I am currently working on a re-implementation of a (model agnostic) meta-learning paper (Lazy MAML - ICCV2021), which approximates the 'gradient through the inner-loop process as a single step. As such, now the inner-learner could perform many steps (say k=10…20). Then to calculate the meta-gradient we approximate the expensive computation as though a single inner-loop step (or leap) has been taken.
Converting this logic into actual code gives me some headaches, as I fail to see how this can be properly implemented. My current idea boils down to the following four steps, on the last one I run into problems.
First, let us define that φ denotes the inner-loop model, and θ the outer-loop model (meta-learner)
Do the inner-loop optimization. For this, I plan to use autograd, without retain_graph enabled. For my baseline implementation of MAML/ANIL/BOIL with learn2learn this needs to be enabled to allow for the outer-loop backprop.
Calculate the single step from θ to φ, i.e. grad = φ - θ, for which we can loop over their parameters, and calculate the single gradient that approximates the inner-loop. I will call this the ‘derived’ gradient.

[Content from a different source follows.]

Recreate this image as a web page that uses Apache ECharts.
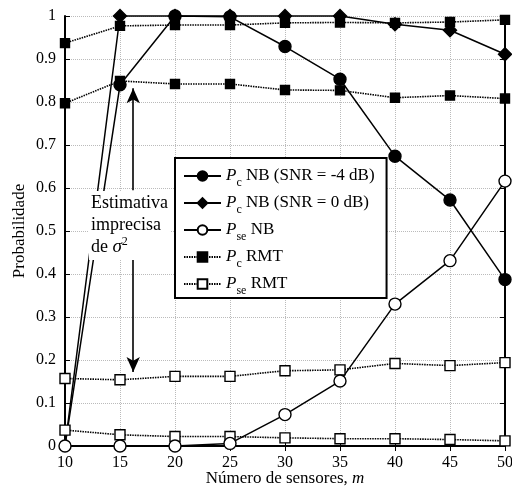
<!DOCTYPE html>
<html>
<head>
<meta charset="utf-8">
<script src="https://cdn.jsdelivr.net/npm/echarts@6/dist/echarts.min.js"></script>
<style>
html,body{margin:0;padding:0;background:#fff;}
#c{width:512px;height:488px;}
</style>
</head>
<body>
<div id="c"></div>
<script>
var sensores = [10, 15, 20, 25, 30, 35, 40, 45, 50];
var yTicks = [0, 0.1, 0.2, 0.3, 0.4, 0.5, 0.6, 0.7, 0.8, 0.9, 1];
var pcNBm4 = [0, 0.84, 1.0, 0.998, 0.929, 0.853, 0.674, 0.572, 0.387];
var pcNB0 = [0, 1.0, 1.0, 1.0, 1.0, 1.0, 0.981, 0.967, 0.911];
var pseNB = [0, 0, 0, 0.006, 0.073, 0.151, 0.33, 0.431, 0.616];
var pcRMTa = [0.937, 0.977, 0.979, 0.979, 0.984, 0.985, 0.984, 0.986, 0.991];
var pcRMTb = [0.797, 0.849, 0.842, 0.842, 0.828, 0.827, 0.810, 0.815, 0.808];
var pseRMTa = [0.157, 0.154, 0.162, 0.162, 0.175, 0.177, 0.192, 0.187, 0.194];
var pseRMTb = [0.037, 0.026, 0.022, 0.022, 0.019, 0.017, 0.017, 0.015, 0.012];
var legendNames = ['PcNBm4', 'PcNB0', 'PseNB', 'PcRMT', 'PseRMT'];
var legendLabels = {
  PcNBm4: '{it|P}{sub|c}{n| NB (SNR = -4 dB)}',
  PcNB0: '{it|P}{sub|c}{n| NB (SNR = 0 dB)}',
  PseNB: '{it|P}{sub|se}{n| NB}',
  PcRMT: '{it|P}{sub|c}{n| RMT}',
  PseRMT: '{it|P}{sub|se}{n| RMT}'
};

function pairs(arr) { return sensores.map(function (x, i) { return [x, arr[i]]; }); }

var FONT = 'Liberation Serif';
var solid = { color: '#000', width: 1.5, type: 'solid' };
var dotted = { color: '#000', width: 1.6, type: [1.5, 1] };

function mk(name, data, symbol, size, filled, ls, hideFirst) {
  return {
    name: name, type: 'line', data: pairs(data), symbol: symbol,
    symbolSize: hideFirst ? function (v, p) { return p.dataIndex === 0 ? 0 : size; } : size,
    showAllSymbol: true, clip: false, z: 3,
    lineStyle: ls,
    itemStyle: { color: filled ? '#000' : '#fff', borderColor: '#000', borderWidth: 1.4 }
  };
}

var series = [
  mk('PcRMT', pcRMTa, 'rect', 9, true, dotted),
  mk('PcRMT', pcRMTb, 'rect', 9, true, dotted),
  mk('PseRMT', pseRMTa, 'rect', 10, false, dotted),
  mk('PseRMT', pseRMTb, 'rect', 10, false, dotted),
  mk('PcNBm4', pcNBm4, 'circle', 12, true, solid, true),
  mk('PcNB0', pcNB0, 'diamond', 13, true, solid, true),
  mk('PseNB', pseNB, 'circle', 12, false, solid)
];
series[2].markLine = {
  silent: true, symbol: ['none', 'arrow'], symbolSize: [10, 15],
  lineStyle: { color: '#000', width: 1.6, type: 'solid' },
  label: { show: false },
  data: [
    [{ coord: [16.2, 0.595] }, { coord: [16.2, 0.832] }],
    [{ coord: [16.2, 0.45] }, { coord: [16.2, 0.172] }]
  ]
};

var chart = echarts.init(document.getElementById('c'), null, { renderer: 'canvas' });
var axisLine = { show: true, lineStyle: { color: '#000', width: 2 } };
chart.setOption({
  animation: false,
  backgroundColor: '#fff',
  textStyle: { fontFamily: FONT, color: '#000' },
  grid: { left: 65, right: 7, top: 16, bottom: 42, outerBoundsMode: 'none', containLabel: false },
  xAxis: [{
    type: 'value', min: 10, max: 50, interval: 5, position: 'bottom',
    axisLine: axisLine,
    axisTick: { show: true, inside: true, length: 5, lineStyle: { color: '#000', width: 1 } },
    axisLabel: { color: '#000', fontFamily: FONT, fontSize: 16, margin: 9 },
    splitLine: { show: true, lineStyle: { color: '#bbb', width: 1, type: 'dotted' } },
    name: 'Número de sensores, {it|m}', nameLocation: 'middle', nameGap: 24, nameMoveOverlap: false,
    nameTextStyle: { color: '#000', fontFamily: FONT, fontSize: 17,
      rich: { it: { fontStyle: 'italic', fontFamily: FONT, fontSize: 17, color: '#000' } } }
  }, {
    type: 'value', min: 10, max: 50, interval: 5, position: 'top',
    axisLine: axisLine,
    axisTick: { show: true, inside: true, length: 5, lineStyle: { color: '#000', width: 1 } },
    axisLabel: { show: false }, splitLine: { show: false }
  }],
  yAxis: [{
    type: 'value', min: 0, max: 1, interval: 0.1, position: 'left',
    axisLine: axisLine,
    axisTick: { show: true, inside: true, length: 5, lineStyle: { color: '#000', width: 1 } },
    axisLabel: { color: '#000', fontFamily: FONT, fontSize: 16, margin: 9,
      formatter: function (v) { return String(Math.round(v * 10) / 10); } },
    splitLine: { show: true, lineStyle: { color: '#bbb', width: 1, type: 'dotted' } },
    name: 'Probabilidade', nameLocation: 'middle', nameGap: 37, nameMoveOverlap: false,
    nameTextStyle: { color: '#000', fontFamily: FONT, fontSize: 17 }
  }, {
    type: 'value', min: 0, max: 1, interval: 0.1, position: 'right',
    axisLine: axisLine,
    axisTick: { show: true, inside: true, length: 5, lineStyle: { color: '#000', width: 1 } },
    axisLabel: { show: false }, splitLine: { show: false }
  }],
  legend: {
    data: legendNames, orient: 'vertical', left: 175, top: 158,
    backgroundColor: '#fff', borderColor: '#000', borderWidth: 2,
    padding: [5, 12, 1, 8], itemGap: 1, itemWidth: 37, itemHeight: 12,
    selectedMode: false, z: 10,
    formatter: function (n) { return legendLabels[n]; },
    textStyle: {
      color: '#000', fontFamily: FONT, fontSize: 17,
      rich: {
        it: { fontStyle: 'italic', fontSize: 17, fontFamily: FONT, color: '#000', lineHeight: 20 },
        n: { fontSize: 17, fontFamily: FONT, color: '#000', lineHeight: 20 },
        sub: { fontSize: 12, fontFamily: FONT, color: '#000', lineHeight: 12, padding: [14, 0, 0, 0] }
      }
    }
  },
  graphic: [{
    type: 'text', left: 89, top: 191, z: 100,
    style: {
      text: 'Estimativa\nimprecisa\nde {s|σ}{sup|2}',
      fill: '#000', font: '18px "Liberation Serif"', lineHeight: 22,
      backgroundColor: '#fff', padding: [1, 2, 2, 2],
      rich: {
        s: { fontStyle: 'italic', fontSize: 19, fontFamily: FONT, fill: '#000', lineHeight: 22 },
        sup: { fontSize: 12, fontFamily: FONT, fill: '#000', verticalAlign: 'top', lineHeight: 12 }
      }
    }
  }],
  series: series
});
</script>
</body>
</html>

Using φ we can calculate the loss on the query set, which we need to calculate the meta-gradient.
Now I need to perform the backpropagation ‘through the inner-loop’ using my ‘derived’ gradient update.
For step 4, I consider the following, but I feel like I am abusing some of PyTorch’s functionality. First I could perform a normal MAML update using θ, to get ѱ, and perform a backward pass with
autograd.grad with retain_graph enabled. (Using learn2learn’s update_module functionality to make the updates differentiable) However, using backward hooks I can set the gradients to my ‘derived’ gradients instead of the actual modules gradient, such that ѱ == ɸ, but with the computational graph needed.
Now, I have a (fudged) computational graph for autograd and can perform the second-order derivative with the loss that I get from step 3. However, I would need to re-compute this loss (after first taking a step with my ‘derived’ gradient), as ѱ and the loss are otherwise unrelated.
Although I feel like this should work, I feel uncertain about my approach and feel like there should be a more sophisticated way. (Or a correct way, if I am mistaken in my approach). E.g. constructing the computational graph differently, or using a method such as implicit MAML (without l2 weight regularisation). I am currently writing code to verify my idea against my MAML implementation to see if in the case of a single inner-update step my implementation.